Friday, December 5, 2008

#25: Am I a music pirate? It's hard to know...


Ah! I remember the early days of Napster. It was around 2000 and I remember going to visit a friend on campus at Rice University. Now I've played also with the early edition of Winamp but what I saw was that he was listening streaming MP3's. It literally blew my mind.

Here we had the MP3 player that now played streamed MP3's through the internet. Anyone with a computer and a nice music list could become a DJ and there where several genres you could listen too.

But now what if you didn't have alot of CD's you could rip to your computer? What if you didn't have money to pay for all these new CD's when you only wanted one popular song on it.
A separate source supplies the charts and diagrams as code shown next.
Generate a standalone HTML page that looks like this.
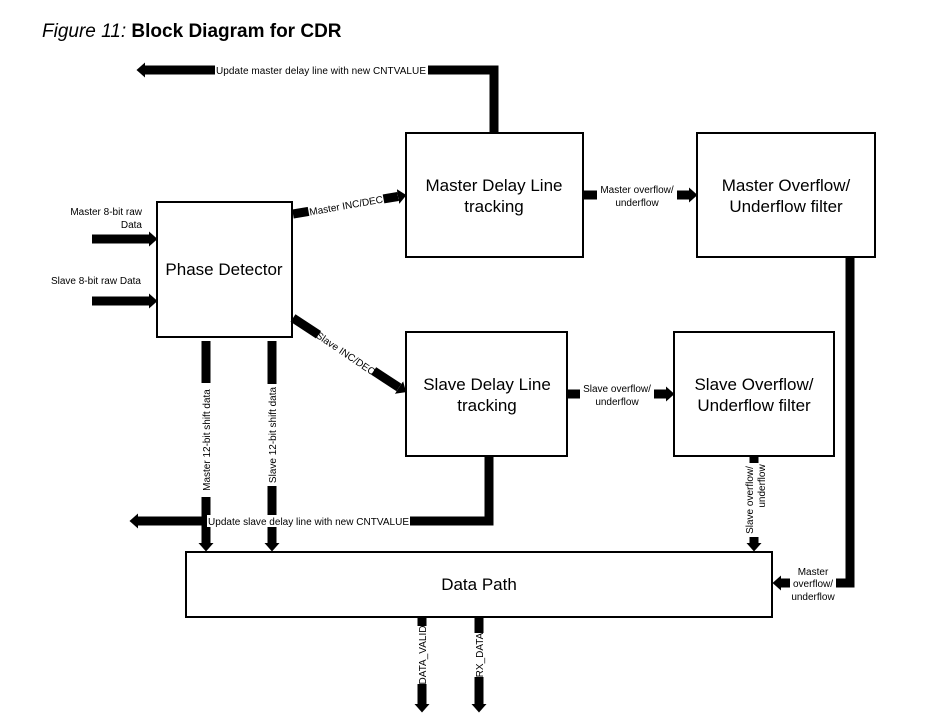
<!DOCTYPE html>
<html><head><meta charset="utf-8"><style>
body{margin:0;background:#fff;width:927px;height:715px;overflow:hidden}
svg{display:block}
text{font-family:"Liberation Sans",sans-serif;fill:#000}
</style></head><body>
<svg width="927" height="715" viewBox="0 0 927 715" xmlns="http://www.w3.org/2000/svg">
<defs>
<marker id="ah" markerWidth="9" markerHeight="16" refX="0" refY="8" orient="auto" markerUnits="userSpaceOnUse">
<path d="M0,0.5 L8.5,8 L0,15.5 Z" fill="#000"/></marker>
</defs>
<text x="42" y="37" font-size="19" font-style="italic" fill="#222">Figure 11: <tspan font-weight="bold" font-style="normal">Block Diagram for CDR</tspan></text>

<g fill="#fff" stroke="#000" stroke-width="2">
<rect x="157" y="202" width="135" height="135"/>
<rect x="406" y="133" width="177" height="124"/>
<rect x="697" y="133" width="178" height="124"/>
<rect x="406" y="332" width="161" height="124"/>
<rect x="674" y="332" width="160" height="124"/>
<rect x="186" y="552" width="586" height="65"/>
</g>

<g stroke="#000" stroke-width="9" fill="none">
<polyline points="494,133 494,70 145,70" marker-end="url(#ah)"/>
<line x1="92" y1="239" x2="149" y2="239" marker-end="url(#ah)"/>
<line x1="92" y1="301" x2="149" y2="301" marker-end="url(#ah)"/>
<line x1="293" y1="214" x2="398" y2="196.5" marker-end="url(#ah)"/>
<line x1="293" y1="318" x2="399" y2="387.5" marker-end="url(#ah)"/>
<line x1="584" y1="195" x2="689" y2="195" marker-end="url(#ah)"/>
<line x1="568" y1="394" x2="666" y2="394" marker-end="url(#ah)"/>
<line x1="206" y1="341" x2="206" y2="543" marker-end="url(#ah)"/>
<line x1="272" y1="341" x2="272" y2="543" marker-end="url(#ah)"/>
<polyline points="489,456 489,521 138,521" marker-end="url(#ah)"/>
<line x1="754" y1="456" x2="754" y2="543" marker-end="url(#ah)"/>
<polyline points="850,258 850,583 781,583" marker-end="url(#ah)"/>
<line x1="422" y1="618" x2="422" y2="704" marker-end="url(#ah)"/>
<line x1="479" y1="618" x2="479" y2="704" marker-end="url(#ah)"/>
</g>

<g font-size="10">
<rect x="215" y="64" width="213" height="12" fill="#fff"/>
<text x="216" y="74" textLength="210">Update master delay line with new CNTVALUE</text>
<rect x="207" y="515" width="203" height="12" fill="#fff"/>
<text x="208" y="525" textLength="201">Update slave delay line with new CNTVALUE</text>
<text x="142" y="215" text-anchor="end">Master 8-bit raw</text>
<text x="142" y="228" text-anchor="end">Data</text>
<text x="141" y="284" text-anchor="end">Slave 8-bit raw Data</text>
<g transform="translate(346,205) rotate(-10)"><rect x="-38" y="-7" width="76" height="13" fill="#fff"/><text x="0" y="4" text-anchor="middle">Master INC/DEC</text></g>
<g transform="translate(346,353) rotate(34)"><rect x="-33" y="-7" width="66" height="13" fill="#fff"/><text x="0" y="4" text-anchor="middle">Slave INC/DEC</text></g>
<rect x="597" y="183" width="80" height="26" fill="#fff"/>
<text x="637" y="193" text-anchor="middle">Master overflow/</text>
<text x="637" y="206" text-anchor="middle">underflow</text>
<rect x="580" y="382" width="74" height="26" fill="#fff"/>
<text x="617" y="392" text-anchor="middle">Slave overflow/</text>
<text x="617" y="405" text-anchor="middle">underflow</text>
<rect x="790" y="565" width="46" height="38" fill="#fff"/>
<text x="813" y="575" text-anchor="middle">Master</text>
<text x="813" y="587" text-anchor="middle">overflow/</text>
<text x="813" y="600" text-anchor="middle">underflow</text>
<g transform="translate(206,440) rotate(-90)"><rect x="-57" y="-6" width="114" height="12" fill="#fff"/><text x="0" y="4" text-anchor="middle">Master 12-bit shift data</text></g>
<g transform="translate(272,435) rotate(-90)"><rect x="-51" y="-6" width="102" height="12" fill="#fff"/><text x="0" y="4" text-anchor="middle">Slave 12-bit shift data</text></g>
<g transform="translate(754,500) rotate(-90)"><rect x="-37" y="-12" width="74" height="25" fill="#fff"/><text x="0" y="-1" text-anchor="middle">Slave overflow/</text><text x="14" y="11" text-anchor="middle">underflow</text></g>
<g transform="translate(422,655) rotate(-90)"><rect x="-29" y="-6" width="58" height="12" fill="#fff"/><text x="0" y="4" text-anchor="middle">DATA_VALID</text></g>
<g transform="translate(479,655) rotate(-90)"><rect x="-22" y="-6" width="44" height="12" fill="#fff"/><text x="0" y="4" text-anchor="middle">RX_DATA</text></g>
</g>

<g font-size="17" text-anchor="middle">
<text x="224" y="275">Phase Detector</text>
<text x="494" y="191">Master Delay Line</text>
<text x="494" y="212">tracking</text>
<text x="786" y="191">Master Overflow/</text>
<text x="786" y="212">Underflow filter</text>
<text x="487" y="390">Slave Delay Line</text>
<text x="487" y="411">tracking</text>
<text x="754" y="390">Slave Overflow/</text>
<text x="754" y="411">Underflow filter</text>
<text x="479" y="590">Data Path</text>
</g>
</svg>
</body></html>
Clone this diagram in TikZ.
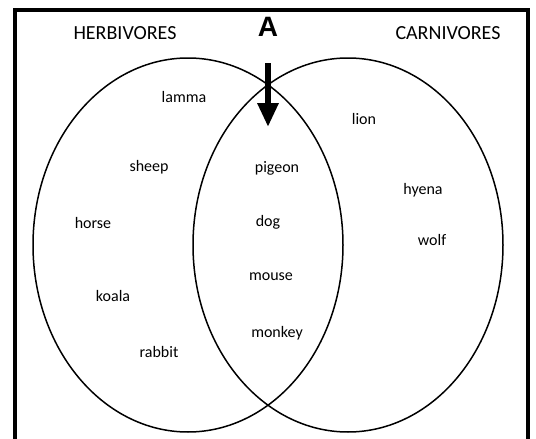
\documentclass[tikz,border=0pt]{standalone}
\usepackage{fontspec}
\setmainfont{Carlito}
\newfontfamily\markfont{Liberation Sans}
\usetikzlibrary{arrows.meta}

\begin{document}
\begin{tikzpicture}[x=1pt, y=-1pt,
  setline/.style={line width=1.5pt},
  frame/.style={line width=4pt},
  head/.style={font=\fontsize{20}{24}\selectfont, inner sep=0pt, text height=0.64em, text depth=0pt},
  animal/.style={font=\fontsize{16}{19}\selectfont, inner sep=0pt, text height=0.7em, text depth=0.25em},
  tagA/.style={font=\markfont\bfseries\fontsize{28}{32}\selectfont, inner sep=0pt, text height=0.72em, text depth=0pt},
  pointer/.style={line width=6.5pt, -{Triangle[length=24pt, width=20pt]}},
]
\useasboundingbox (0,0) rectangle (536,439);
\clip (0,0) rectangle (536,439);
\fill[white] (0,0) rectangle (536,439);
% outer frame, its bottom edge lies below the picture
\draw[frame] (15,470) -- (15,10) -- (528,10) -- (528,470);
% the two sets
\def\cy{245}
\draw[setline] (188,\cy) ellipse [x radius=155pt, y radius=187pt];
\draw[setline] (348,\cy) ellipse [x radius=155pt, y radius=187pt];
% titles
\node[head] (herb) at (125,36) {HERBIVORES};
\node[head] (carn) at (448,36) {CARNIVORES};
\node[tagA] (lblA) at (268,33) {A};
\coordinate (atop) at (268,63);
\coordinate (atip) at (268,127);
\draw[pointer] (atop) -- (atip);
% herbivores only
\node[animal] (lamma)  at (184,100) {lamma};
\node[animal] (sheep)  at (149,169) {sheep};
\node[animal] (horse)  at (93,226)  {horse};
\node[animal] (koala)  at (113,299) {koala};
\node[animal] (rabbit) at (159,355) {rabbit};
% both
\node[animal] (pigeon) at (277,170) {pigeon};
\node[animal] (dog)    at (268,224) {dog};
\node[animal] (mouse)  at (271,278) {mouse};
\node[animal] (monkey) at (277,335) {monkey};
% carnivores only
\node[animal] (lion)   at (364,122) {lion};
\node[animal] (hyena)  at (423,192) {hyena};
\node[animal] (wolf)   at (432,243) {wolf};
\end{tikzpicture}
\end{document}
Well que in Napster. You'd download this program and install it, configure it to your bandwidth speed, locate the music folder you wanted to share and voila free music. You can download pretty much any song you could think off....for free! Basically people would rip their CD collections and the more music you'd share the more people would share with you. If you didn't share a music folder or enough music you'd be limited to really slow download speeds and limited search functions.

But those days are over after Lars Ulrich and Metallica took Napster to court. After that trial free music and any software that allowed you to trade any music online where chased down by the RIAA and laywers.

Burning a song is pretty simple using the instructions provided by iHCPL. I opened up Windows Media Player, inserted a blank CD, followed the simple instructions and was able to burn the free music I downloaded from music.download.com.

This should be pretty straight unless you have DRM that will not allow you to do this.

Sharing music on a grand scale could leave artists out in the cold but with DRM it seems we're force fed this software that is unwanted. Usually artist like Radiohead that are at the frontier of fighting DRM and also offering free downloads really show that giving an option people will usually pay for a song. Downloading I do think is illegal but the punishment is too harsh. I think of these people that download music as customers that are not being served correctly.

Think of China and their illegal digital distribution. It is illegal to buy copied movies from a street vendor but this is a customer that has not been served correctly. What they are doing now is offering free movies or movies online for very cheap and cutting the middle man out. This brings in money and helps cut piracy alot.

This should be done with music and DRM should really go away. It's as if I buy music, I pay for it but I cannot listen to it on a different device of copy it for backup.